TASK DETAILS
Reproduce each line exactly.

* START DATA PROVIDED *

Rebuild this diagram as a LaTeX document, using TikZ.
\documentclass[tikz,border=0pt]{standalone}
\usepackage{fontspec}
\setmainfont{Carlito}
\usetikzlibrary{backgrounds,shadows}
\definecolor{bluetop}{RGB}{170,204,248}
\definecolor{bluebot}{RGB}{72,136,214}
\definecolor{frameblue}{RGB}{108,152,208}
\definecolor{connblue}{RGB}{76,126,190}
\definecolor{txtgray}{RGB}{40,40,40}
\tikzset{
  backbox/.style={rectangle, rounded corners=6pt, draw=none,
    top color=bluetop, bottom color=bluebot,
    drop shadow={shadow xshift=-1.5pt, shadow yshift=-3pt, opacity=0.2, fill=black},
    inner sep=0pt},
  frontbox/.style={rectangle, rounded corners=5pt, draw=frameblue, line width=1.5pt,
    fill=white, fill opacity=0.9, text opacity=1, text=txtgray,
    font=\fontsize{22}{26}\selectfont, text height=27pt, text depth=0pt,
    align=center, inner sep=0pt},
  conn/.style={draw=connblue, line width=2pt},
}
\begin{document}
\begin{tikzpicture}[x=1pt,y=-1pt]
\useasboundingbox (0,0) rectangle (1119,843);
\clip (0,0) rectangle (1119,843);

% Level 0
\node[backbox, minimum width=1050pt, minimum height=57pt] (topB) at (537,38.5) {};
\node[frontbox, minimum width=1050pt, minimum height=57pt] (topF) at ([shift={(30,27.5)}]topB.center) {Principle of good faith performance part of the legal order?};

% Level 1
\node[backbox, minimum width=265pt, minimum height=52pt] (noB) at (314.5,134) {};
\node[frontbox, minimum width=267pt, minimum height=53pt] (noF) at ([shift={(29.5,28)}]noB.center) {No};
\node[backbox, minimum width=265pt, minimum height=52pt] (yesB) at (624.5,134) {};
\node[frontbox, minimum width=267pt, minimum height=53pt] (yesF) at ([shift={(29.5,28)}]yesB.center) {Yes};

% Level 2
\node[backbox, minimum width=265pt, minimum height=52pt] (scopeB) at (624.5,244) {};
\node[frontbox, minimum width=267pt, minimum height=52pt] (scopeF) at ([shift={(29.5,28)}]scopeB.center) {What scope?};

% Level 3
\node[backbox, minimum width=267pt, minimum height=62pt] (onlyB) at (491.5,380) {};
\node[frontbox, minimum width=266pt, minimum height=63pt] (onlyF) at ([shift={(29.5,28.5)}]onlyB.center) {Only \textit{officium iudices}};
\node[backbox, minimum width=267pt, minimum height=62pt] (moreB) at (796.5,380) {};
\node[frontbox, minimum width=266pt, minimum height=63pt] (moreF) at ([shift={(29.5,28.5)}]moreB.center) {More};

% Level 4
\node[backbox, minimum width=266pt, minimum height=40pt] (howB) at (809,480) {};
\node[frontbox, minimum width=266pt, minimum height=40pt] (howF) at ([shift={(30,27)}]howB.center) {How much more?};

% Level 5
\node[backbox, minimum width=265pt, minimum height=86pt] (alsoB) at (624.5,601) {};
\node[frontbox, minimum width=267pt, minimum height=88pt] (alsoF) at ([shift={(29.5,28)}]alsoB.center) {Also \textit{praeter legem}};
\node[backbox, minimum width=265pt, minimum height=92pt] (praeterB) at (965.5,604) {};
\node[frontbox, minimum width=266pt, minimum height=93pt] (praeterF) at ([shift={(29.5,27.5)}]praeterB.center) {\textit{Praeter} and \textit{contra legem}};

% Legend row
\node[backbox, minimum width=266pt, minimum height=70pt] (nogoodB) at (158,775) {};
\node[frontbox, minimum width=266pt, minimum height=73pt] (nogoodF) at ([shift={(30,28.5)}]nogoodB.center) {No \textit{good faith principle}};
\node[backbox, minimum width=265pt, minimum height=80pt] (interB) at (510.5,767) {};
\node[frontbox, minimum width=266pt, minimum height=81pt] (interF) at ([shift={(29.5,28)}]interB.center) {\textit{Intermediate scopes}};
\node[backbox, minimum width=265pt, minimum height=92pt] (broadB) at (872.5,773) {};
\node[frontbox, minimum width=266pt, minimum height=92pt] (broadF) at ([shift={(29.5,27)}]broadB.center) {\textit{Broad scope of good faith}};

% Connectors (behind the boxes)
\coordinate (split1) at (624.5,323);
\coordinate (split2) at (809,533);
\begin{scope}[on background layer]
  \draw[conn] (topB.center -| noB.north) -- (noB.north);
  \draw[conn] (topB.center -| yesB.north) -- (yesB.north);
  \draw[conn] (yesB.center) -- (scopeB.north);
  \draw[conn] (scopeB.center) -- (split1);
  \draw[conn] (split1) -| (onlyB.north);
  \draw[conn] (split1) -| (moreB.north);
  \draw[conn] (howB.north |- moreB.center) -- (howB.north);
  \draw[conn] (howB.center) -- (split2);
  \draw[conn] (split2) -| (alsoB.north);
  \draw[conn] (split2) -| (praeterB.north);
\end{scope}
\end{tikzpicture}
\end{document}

* END DATA PROVIDED *

ANSWER TO THIS PROBLEM
Rebuild this diagram as a LaTeX document, using TikZ.
\documentclass[tikz,border=0pt]{standalone}
\usepackage{fontspec}
\setmainfont{Carlito}
\usetikzlibrary{backgrounds,shadows}
\definecolor{bluetop}{RGB}{170,204,248}
\definecolor{bluebot}{RGB}{72,136,214}
\definecolor{frameblue}{RGB}{108,152,208}
\definecolor{connblue}{RGB}{76,126,190}
\definecolor{txtgray}{RGB}{40,40,40}
\tikzset{
  backbox/.style={rectangle, rounded corners=6pt, draw=none,
    top color=bluetop, bottom color=bluebot,
    drop shadow={shadow xshift=-1.5pt, shadow yshift=-3pt, opacity=0.2, fill=black},
    inner sep=0pt},
  frontbox/.style={rectangle, rounded corners=5pt, draw=frameblue, line width=1.5pt,
    fill=white, fill opacity=0.9, text opacity=1, text=txtgray,
    font=\fontsize{22}{26}\selectfont, text height=27pt, text depth=0pt,
    align=center, inner sep=0pt},
  conn/.style={draw=connblue, line width=2pt},
}
\begin{document}
\begin{tikzpicture}[x=1pt,y=-1pt]
\useasboundingbox (0,0) rectangle (1119,843);
\clip (0,0) rectangle (1119,843);

% Level 0
\node[backbox, minimum width=1050pt, minimum height=57pt] (topB) at (537,38.5) {};
\node[frontbox, minimum width=1050pt, minimum height=57pt] (topF) at ([shift={(30,27.5)}]topB.center) {Principle of good faith performance part of the legal order?};

% Level 1
\node[backbox, minimum width=265pt, minimum height=52pt] (noB) at (314.5,134) {};
\node[frontbox, minimum width=267pt, minimum height=53pt] (noF) at ([shift={(29.5,28)}]noB.center) {No};
\node[backbox, minimum width=265pt, minimum height=52pt] (yesB) at (624.5,134) {};
\node[frontbox, minimum width=267pt, minimum height=53pt] (yesF) at ([shift={(29.5,28)}]yesB.center) {Yes};

% Level 2
\node[backbox, minimum width=265pt, minimum height=52pt] (scopeB) at (624.5,244) {};
\node[frontbox, minimum width=267pt, minimum height=52pt] (scopeF) at ([shift={(29.5,28)}]scopeB.center) {What scope?};

% Level 3
\node[backbox, minimum width=267pt, minimum height=62pt] (onlyB) at (491.5,380) {};
\node[frontbox, minimum width=266pt, minimum height=63pt] (onlyF) at ([shift={(29.5,28.5)}]onlyB.center) {Only \textit{officium iudices}};
\node[backbox, minimum width=267pt, minimum height=62pt] (moreB) at (796.5,380) {};
\node[frontbox, minimum width=266pt, minimum height=63pt] (moreF) at ([shift={(29.5,28.5)}]moreB.center) {More};

% Level 4
\node[backbox, minimum width=266pt, minimum height=40pt] (howB) at (809,480) {};
\node[frontbox, minimum width=266pt, minimum height=40pt] (howF) at ([shift={(30,27)}]howB.center) {How much more?};

% Level 5
\node[backbox, minimum width=265pt, minimum height=86pt] (alsoB) at (624.5,601) {};
\node[frontbox, minimum width=267pt, minimum height=88pt] (alsoF) at ([shift={(29.5,28)}]alsoB.center) {Also \textit{praeter legem}};
\node[backbox, minimum width=265pt, minimum height=92pt] (praeterB) at (965.5,604) {};
\node[frontbox, minimum width=266pt, minimum height=93pt] (praeterF) at ([shift={(29.5,27.5)}]praeterB.center) {\textit{Praeter} and \textit{contra legem}};

% Legend row
\node[backbox, minimum width=266pt, minimum height=70pt] (nogoodB) at (158,775) {};
\node[frontbox, minimum width=266pt, minimum height=73pt] (nogoodF) at ([shift={(30,28.5)}]nogoodB.center) {No \textit{good faith principle}};
\node[backbox, minimum width=265pt, minimum height=80pt] (interB) at (510.5,767) {};
\node[frontbox, minimum width=266pt, minimum height=81pt] (interF) at ([shift={(29.5,28)}]interB.center) {\textit{Intermediate scopes}};
\node[backbox, minimum width=265pt, minimum height=92pt] (broadB) at (872.5,773) {};
\node[frontbox, minimum width=266pt, minimum height=92pt] (broadF) at ([shift={(29.5,27)}]broadB.center) {\textit{Broad scope of good faith}};

% Connectors (behind the boxes)
\coordinate (split1) at (624.5,323);
\coordinate (split2) at (809,533);
\begin{scope}[on background layer]
  \draw[conn] (topB.center -| noB.north) -- (noB.north);
  \draw[conn] (topB.center -| yesB.north) -- (yesB.north);
  \draw[conn] (yesB.center) -- (scopeB.north);
  \draw[conn] (scopeB.center) -- (split1);
  \draw[conn] (split1) -| (onlyB.north);
  \draw[conn] (split1) -| (moreB.north);
  \draw[conn] (howB.north |- moreB.center) -- (howB.north);
  \draw[conn] (howB.center) -- (split2);
  \draw[conn] (split2) -| (alsoB.north);
  \draw[conn] (split2) -| (praeterB.north);
\end{scope}
\end{tikzpicture}
\end{document}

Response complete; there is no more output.